Despite the implications of the wall, and the challenge of the discovery of an unknown writing, the find was met by the scientific community with overwhelming apathy. A short notice on the Tennessee mystery wall appeared in the Transactions of the New York Academy of Sciences (11:26-29), written by A.L. Rawson, who examined the structure and script first-hand, as well as published copies he had made of some of the glyphs and pictures. But that was all; no further study was ever made.

In 1936, Tom Kenny, a resident of Plateau Valley, a town located on the western slope of the Rockies in Colorado, was excavating for a winter cellar to store vegetables, when at a depth of 10 feet his spade hit a barrier. Clearing the covering material away, he unearthed a pavement made of tiles, each man-made and five inches square. The tiles were laid in mortar, the chemical composition of which later analysis showed was different from all materials found in the valley. The perplexing problem is that the strange pavement was found in the same layer containing the three-toed Miocene horse - upwards of 30 million years old.

In November, 1829, a block of marble measuring over 30 cubic feet was excavated from a depth of between 60 to 70 feet, from the Henderson quarry, located 12 miles northwest of Philadelphia. The block was sent to the Savage marble saw mill in nearby Norristown for cutting into slabs for construction. After taking off one slab about 3 feet wide and 6 feet long, workmen noticed something strange: They had exposed an unnaturally straight-edged, rectangular indentation. Several respectable townsmen were called to the scene, and in their presence the rest of the block surface was carefully removed. Revealed were two sharply defined engraved letters, resembling an 'I,' and a 'U' with a squared base. The indentations were 11/2 inches long and five-eighths of an inch in width. There was no way the letters could have been of recent origin - they were deeply embedded in the marble. More mysterious, the marble had come from a very old lime rock. Estimated age: About 65 million years.

The Los Angeles News of December 17, 1869 printed an account supplied to the paper by a correspondent of the Cleveland Herald, writing from Wellsville, Ohio. The account described how in the autumn of the year, at a coal mine operated by a Captain Lacey of Hammondville, a miner named James Parsons was loosening a large mass at a depth of 100 feet, when he suddenly exposed a smooth slate wall covered with strange alphabetic writing. The letters were raised and well defined. The coal that had covered the wall bore their distinct impression - which means the letters date to a time when the coal was in a vegetable state, and had molded itself against the wall. Each sign was three-quarters of an inch in size, and arranged in rows precisely spaced 3 inches apart. The first line of letters contained 25. Local teachers and ministers examined the find, but could offer no explanations. Unfortunately, just before a number of university professors arrived to verify the discovery, the slate surface disintegrated from exposure to air, and the script was lost. Nevertheless, the find was well-documented, and attested to by several reliable witnesses. But the most disturbing fact about the mysterious slate wall and its glyphs was their undeniable presence in coal - coal from the Carboniferous era, well over 200 million years old.

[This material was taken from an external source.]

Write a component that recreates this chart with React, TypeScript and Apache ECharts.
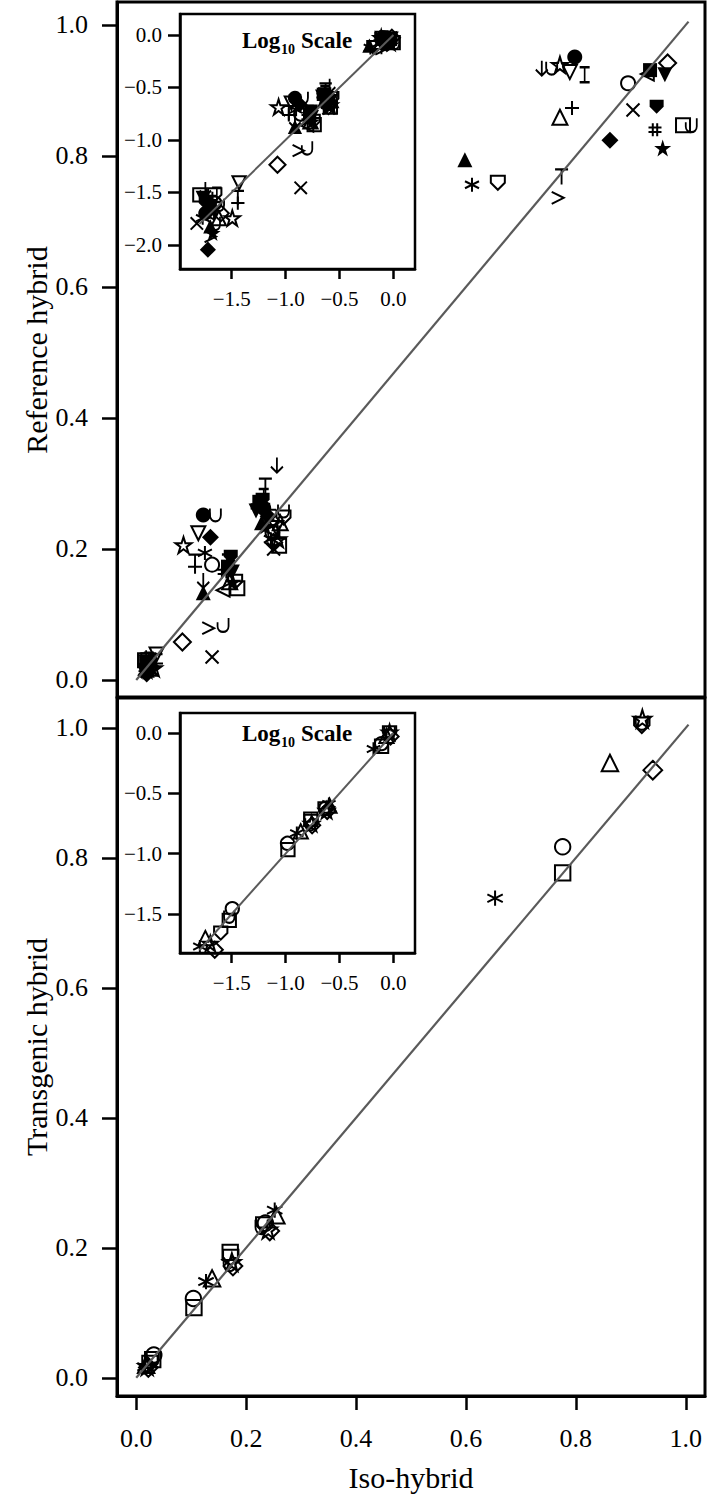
import React, { useEffect, useRef } from 'react';
import * as echarts from 'echarts';

// ---------- DATA ----------
const GROUPS_1 = [
  'filledCircle', 'openCircle', 'filledSquare', 'openSquare', 'filledTriangle', 'openTriangle',
  'filledInvTriangle', 'openInvTriangle', 'filledDiamond', 'openDiamond', 'filledStar', 'openStar',
  'filledShield', 'openShield', 'cross', 'plus', 'asterisk', 'hash', 'downArrow', 'iBeam', 'tee',
  'greater', 'cup', 'hook', 'leftTriangle',
];
const P1_LOW: [number, number][] = [
  [0.018, 0.020], [0.022, 0.025], [0.020, 0.022], [0.016, 0.030], [0.020, 0.015], [0.024, 0.018],
  [0.017, 0.028], [0.037, 0.039], [0.019, 0.009], [0.025, 0.020], [0.021, 0.013], [0.032, 0.018],
  [0.018, 0.025], [0.022, 0.030], [0.015, 0.016], [0.036, 0.025], [0.017, 0.018], [0.020, 0.028],
  [0.018, 0.034], [0.023, 0.030], [0.036, 0.028], [0.020, 0.012], [0.024, 0.024], [0.022, 0.016], [0.019, 0.020],
];
const P1_MID_A: [number, number][] = [
  [0.122, 0.252], [0.138, 0.176], [0.167, 0.173], [0.184, 0.140], [0.122, 0.133], [0.170, 0.150],
  [0.175, 0.165], [0.113, 0.224], [0.135, 0.218], [0.084, 0.058], [0.176, 0.150], [0.086, 0.206],
  [0.172, 0.188], [0.180, 0.150], [0.138, 0.035], [0.107, 0.173], [0.125, 0.194], [0.160, 0.165],
  [0.122, 0.152], [0.165, 0.180], [0.107, 0.180], [0.131, 0.079], [0.144, 0.252], [0.158, 0.084], [0.158, 0.137],
];
const P1_MID_B: [number, number][] = [
  [0.232, 0.262], [0.248, 0.225], [0.224, 0.272], [0.260, 0.205], [0.228, 0.240], [0.262, 0.240],
  [0.218, 0.258], [0.255, 0.232], [0.240, 0.250], [0.250, 0.210], [0.235, 0.235], [0.258, 0.215],
  [0.230, 0.275], [0.268, 0.248], [0.250, 0.200], [0.242, 0.260], [0.245, 0.215], [0.220, 0.265],
  [0.256, 0.328], [0.232, 0.280], [0.235, 0.296], [0.248, 0.240], [0.268, 0.258], [0.250, 0.225], [0.245, 0.228],
];
const P1_HIGH: [number, number][] = [
  [0.798, 0.951], [0.895, 0.911], [0.935, 0.931], [0.995, 0.847], [0.598, 0.794], [0.771, 0.859],
  [0.962, 0.924], [0.789, 0.928], [0.862, 0.824], [0.967, 0.942], [0.958, 0.812], [0.771, 0.939],
  [0.947, 0.875], [0.658, 0.759], [0.904, 0.870], [0.793, 0.873], [0.611, 0.756], [0.944, 0.840],
  [0.738, 0.934], [0.816, 0.924], [0.774, 0.768], [0.767, 0.736], [0.756, 0.934], [1.010, 0.847], [0.930, 0.925],
];

const GROUPS_2 = ['openStar', 'openShield', 'cup', 'openTriangle', 'openDiamond', 'openCircle', 'openSquare', 'asterisk'];
const P2_LOW: [number, number][] = [
  [0.020, 0.018], [0.025, 0.022], [0.030, 0.030], [0.018, 0.020], [0.022, 0.016], [0.032, 0.035], [0.030, 0.028], [0.016, 0.017],
];
const P2_MID_A: [number, number][] = [
  [0.174, 0.178], [0.172, 0.185], [0.170, 0.175], [0.138, 0.153], [0.176, 0.172], [0.104, 0.122], [0.105, 0.108], [0.127, 0.148],
];
const P2_MID_B: [number, number][] = [
  [0.240, 0.228], [0.232, 0.235], [0.228, 0.232], [0.255, 0.250], [0.243, 0.226], [0.235, 0.238], [0.171, 0.193], [0.252, 0.258],
];
const P2_HIGH: [number, number][] = [
  [0.921, 1.014], [0.920, 1.004], [0.920, 1.008], [0.862, 0.946], [0.940, 0.935], [0.776, 0.817], [0.776, 0.777], [0.653, 0.738],
];

const FIT_LINE: [number, number][] = [[0, 0], [1.005, 1.005]];
const LOG_FIT_LINE: [number, number][] = [[-1.8, -1.8], [0, 0]];
const MAIN_TICKS = [0, 0.2, 0.4, 0.6, 0.8, 1.0];
const LOG_X_TICKS = [-1.5, -1.0, -0.5, 0.0];
const LOG_Y_TICKS_1 = [-2.0, -1.5, -1.0, -0.5, 0.0];
const LOG_Y_TICKS_2 = [-1.5, -1.0, -0.5, 0.0];

// ---------- SYMBOLS ----------
const STAR = 'path://M5 0L6.12 3.455L9.755 3.455L6.82 5.59L7.94 9.045L5 6.91L2.06 9.045L3.18 5.59L0.245 3.455L3.88 3.455Z';
const INV_TRI = 'path://M0 0L10 0L5 9Z';
const SHIELD = 'path://M0 0L10 0L10 5L5 10L0 5Z';
type SymDef = { s: string; fill: boolean; size: number | [number, number] };
const SYMBOLS: Record<string, SymDef> = {
  filledCircle: { s: 'circle', fill: true, size: 15 },
  openCircle: { s: 'circle', fill: false, size: 14 },
  filledSquare: { s: 'rect', fill: true, size: 14 },
  openSquare: { s: 'rect', fill: false, size: 14 },
  filledTriangle: { s: 'triangle', fill: true, size: 15 },
  openTriangle: { s: 'triangle', fill: false, size: 15 },
  filledInvTriangle: { s: INV_TRI, fill: true, size: 15 },
  openInvTriangle: { s: INV_TRI, fill: false, size: 14 },
  filledDiamond: { s: 'diamond', fill: true, size: 17 },
  openDiamond: { s: 'diamond', fill: false, size: 17 },
  filledStar: { s: STAR, fill: true, size: 17 },
  openStar: { s: STAR, fill: false, size: 16 },
  filledShield: { s: SHIELD, fill: true, size: 14 },
  openShield: { s: SHIELD, fill: false, size: 14 },
  cross: { s: 'path://M0 0L10 10M10 0L0 10', fill: false, size: 13 },
  plus: { s: 'path://M5 0L5 10M0 5L10 5', fill: false, size: 14 },
  asterisk: { s: 'path://M5 0L5 10M0.67 2.5L9.33 7.5M9.33 2.5L0.67 7.5', fill: false, size: 14 },
  hash: { s: 'path://M3.3 0L3.3 10M6.7 0L6.7 10M0 3.3L10 3.3M0 6.7L10 6.7', fill: false, size: 13 },
  downArrow: { s: 'path://M5 0L5 10M1 6L5 10L9 6', fill: false, size: [12, 15] },
  iBeam: { s: 'path://M0 0L8 0M4 0L4 12M0 12L8 12', fill: false, size: [10, 15] },
  tee: { s: 'path://M0 0L10 0M5 0L5 12', fill: false, size: [13, 15] },
  greater: { s: 'path://M0 0L10 4.5L0 9', fill: false, size: [12, 12] },
  cup: { s: 'path://M0 0L0 5C0 11.7 10 11.7 10 5L10 0', fill: false, size: [11, 13] },
  hook: { s: 'path://M10 0L10 6C10 11.3 0 11.3 0 6L0 3', fill: false, size: [11, 14] },
  leftTriangle: { s: 'path://M10 0L10 10L0 5Z', fill: false, size: 13 },
};

const FONT = 'Liberation Serif';

function scatter(name: string, pts: [number, number][], axis: number, scale: number, log: boolean) {
  const d = SYMBOLS[name];
  const size = Array.isArray(d.size) ? [d.size[0] * scale, d.size[1] * scale] : d.size * scale;
  return {
    type: 'scatter',
    xAxisIndex: axis,
    yAxisIndex: axis,
    z: 3,
    silent: true,
    data: log ? pts.map(([x, y]) => [Math.log10(x), Math.log10(y)]) : pts,
    symbol: d.s,
    symbolSize: size,
    itemStyle: d.fill
      ? { color: '#000', borderColor: '#000', borderWidth: 0, opacity: 1 }
      : { color: 'rgba(0,0,0,0)', borderColor: '#000', borderWidth: 2, opacity: 1 },
  };
}

function fitLine(data: [number, number][], axis: number, width: number) {
  return {
    type: 'line', xAxisIndex: axis, yAxisIndex: axis, z: 6, silent: true,
    data, symbol: 'none', lineStyle: { color: '#5a5a5a', width },
  };
}

const mainFmt = (v: number) => v.toFixed(1);
const logFmt = (v: number) => (v < 0 ? '\u2212' : '') + Math.abs(v).toFixed(1);

function valueAxis(grid: number, min: number, max: number, ticks: number[] | null, opts: any) {
  return {
    type: 'value', gridIndex: grid, min, max, splitLine: { show: false },
    axisLine: { show: ticks !== null, onZero: false, lineStyle: { color: '#000', width: opts.lineW || 3 } },
    axisTick: ticks
      ? { show: true, inside: false, length: opts.tickLen, customValues: ticks, lineStyle: { color: '#000', width: 2.5 } }
      : { show: false },
    axisLabel: ticks
      ? {
          show: true, customValues: ticks, formatter: opts.fmt, margin: opts.margin,
          fontSize: opts.fontSize, fontFamily: FONT, color: '#000',
        }
      : { show: false },
  };
}

export default function App() {
  const ref = useRef<HTMLDivElement>(null);
  useEffect(() => {
    document.body.style.margin = '0';
    const chart = echarts.init(ref.current!, undefined, { renderer: 'svg' });
    const series: any[] = [];
    GROUPS_1.forEach((g, i) => {
      const pts = [P1_LOW[i], P1_MID_A[i], P1_MID_B[i], P1_HIGH[i]];
      series.push(scatter(g, pts, 0, 1, false));
      series.push(scatter(g, pts, 1, 0.95, true));
    });
    GROUPS_2.forEach((g, i) => {
      const pts = [P2_LOW[i], P2_MID_A[i], P2_MID_B[i], P2_HIGH[i]];
      series.push(scatter(g, pts, 2, 1.1, false));
      series.push(scatter(g, pts, 3, 0.95, true));
    });
    series.push(fitLine(FIT_LINE, 0, 2.2));
    series.push(fitLine(LOG_FIT_LINE, 1, 2));
    series.push(fitLine(FIT_LINE, 2, 2.2));
    series.push(fitLine(LOG_FIT_LINE, 3, 2));

    const gridBase = { show: true, borderColor: '#000', containLabel: false, outerBoundsMode: 'none' };
    const logTitle = (y: number) => [
      { type: 'text', x: 242, y, z: 10, style: { text: 'Log', font: `bold 23px "${FONT}"`, fill: '#000', textVerticalAlign: 'middle' } },
      { type: 'text', x: 281, y: y + 9, z: 10, style: { text: '10', font: `bold 14px "${FONT}"`, fill: '#000', textVerticalAlign: 'middle' } },
      { type: 'text', x: 301, y, z: 10, style: { text: 'Scale', font: `bold 23px "${FONT}"`, fill: '#000', textVerticalAlign: 'middle' } },
    ];

    chart.setOption({
      animation: false,
      textStyle: { fontFamily: FONT, color: '#000' },
      grid: [
        { ...gridBase, left: 117, top: 2, width: 588, height: 695, borderWidth: 3, backgroundColor: 'rgba(0,0,0,0)' },
        { ...gridBase, left: 180, top: 14, width: 235, height: 255, borderWidth: 2.5, backgroundColor: '#fff' },
        { ...gridBase, left: 117, top: 698, width: 588, height: 698, borderWidth: 3, backgroundColor: 'rgba(0,0,0,0)' },
        { ...gridBase, left: 180, top: 713, width: 235, height: 240, borderWidth: 2.5, backgroundColor: '#fff' },
      ],
      xAxis: [
        valueAxis(0, -0.035, 1.035, null, {}),
        valueAxis(1, -1.98, 0.2, LOG_X_TICKS, { tickLen: 10, margin: 19, fontSize: 21, fmt: logFmt, lineW: 2.5 }),
        valueAxis(2, -0.035, 1.035, MAIN_TICKS, { tickLen: 14, margin: 29, fontSize: 26, fmt: mainFmt }),
        valueAxis(3, -1.98, 0.2, LOG_X_TICKS, { tickLen: 10, margin: 19, fontSize: 21, fmt: logFmt, lineW: 2.5 }),
      ],
      yAxis: [
        valueAxis(0, -0.026, 1.035, MAIN_TICKS, { tickLen: 15, margin: 29, fontSize: 26, fmt: mainFmt }),
        valueAxis(1, -2.23, 0.2, LOG_Y_TICKS_1, { tickLen: 12, margin: 18, fontSize: 21, fmt: logFmt, lineW: 2.5 }),
        valueAxis(2, -0.028, 1.046, MAIN_TICKS, { tickLen: 15, margin: 29, fontSize: 26, fmt: mainFmt }),
        valueAxis(3, -1.823, 0.166, LOG_Y_TICKS_2, { tickLen: 12, margin: 18, fontSize: 21, fmt: logFmt, lineW: 2.5 }),
      ],
      series,
      graphic: [
        {
          type: 'text', x: 36, y: 350, rotation: Math.PI / 2, z: 10,
          style: { text: 'Reference hybrid', font: `30px "${FONT}"`, fill: '#000', textAlign: 'center', textVerticalAlign: 'middle' },
        },
        {
          type: 'text', x: 36, y: 1047, rotation: Math.PI / 2, z: 10,
          style: { text: 'Transgenic hybrid', font: `30px "${FONT}"`, fill: '#000', textAlign: 'center', textVerticalAlign: 'middle' },
        },
        {
          type: 'text', x: 411, y: 1477, z: 10,
          style: { text: 'Iso-hybrid', font: `30px "${FONT}"`, fill: '#000', textAlign: 'center', textVerticalAlign: 'middle' },
        },
        ...logTitle(40),
        ...logTitle(733),
      ],
    });
    return () => chart.dispose();
  }, []);
  return <div ref={ref} style={{ width: 709, height: 1495 }} />;
}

A naturalist named Isaac Lea reported in the American Journal of Science (volume I, number 1, page 155), in 1822, a find he had made in a stretch of sandstone located a quarter mile north of Pittsburgh, on the same side of the Monongahela river. Lea described it as the most singular specimen he had ever seen: An unusually flat rectangular surface, 3 feet long and varying from 5 to 6 inches wide. One end was cut off by a break in the rock - so there is no way of knowing the real length of the original impression. The other end terminated in the middle of the rock face in a straight, square line -as if a roll of paper had been torn off clean. On this flat surface were row after row of evenly spaced, perfect diamond shapes, each with an oblique, raised band across its center. Lea was mystified as to how to classify the impression, as belonging to the animal or vegetable kingdom. The answer is neither: The pattern is too precise to be natural, the diamond shapes too square to be designed by anything but an intelligent hand. Luckily, Lea had forethought enough to make accurate measurements and draw sketches of the impression, for when he returned to remove it for further study, he found that a quarryman had beaten him to it, and had done his work. The naturalist also took meticulous note of the position of the rock surface in relation to the geology of the surrounding area. The hill in which it existed is not high enough to take in the bed of carboniferous coal found in a horizontal stratum about 250 feet above the locality. In fragments of the impressed rock, Lea found fossils of primitive jointed plants - the type which made its appearance in the Devonian era, 400 million years ago.

What exactly was the mysterious pattern in rock? We do not know, but the fact remains that it bore the artistic and measuring hand of man. That hand was contemporary with purportedly the earliest plant life on earth.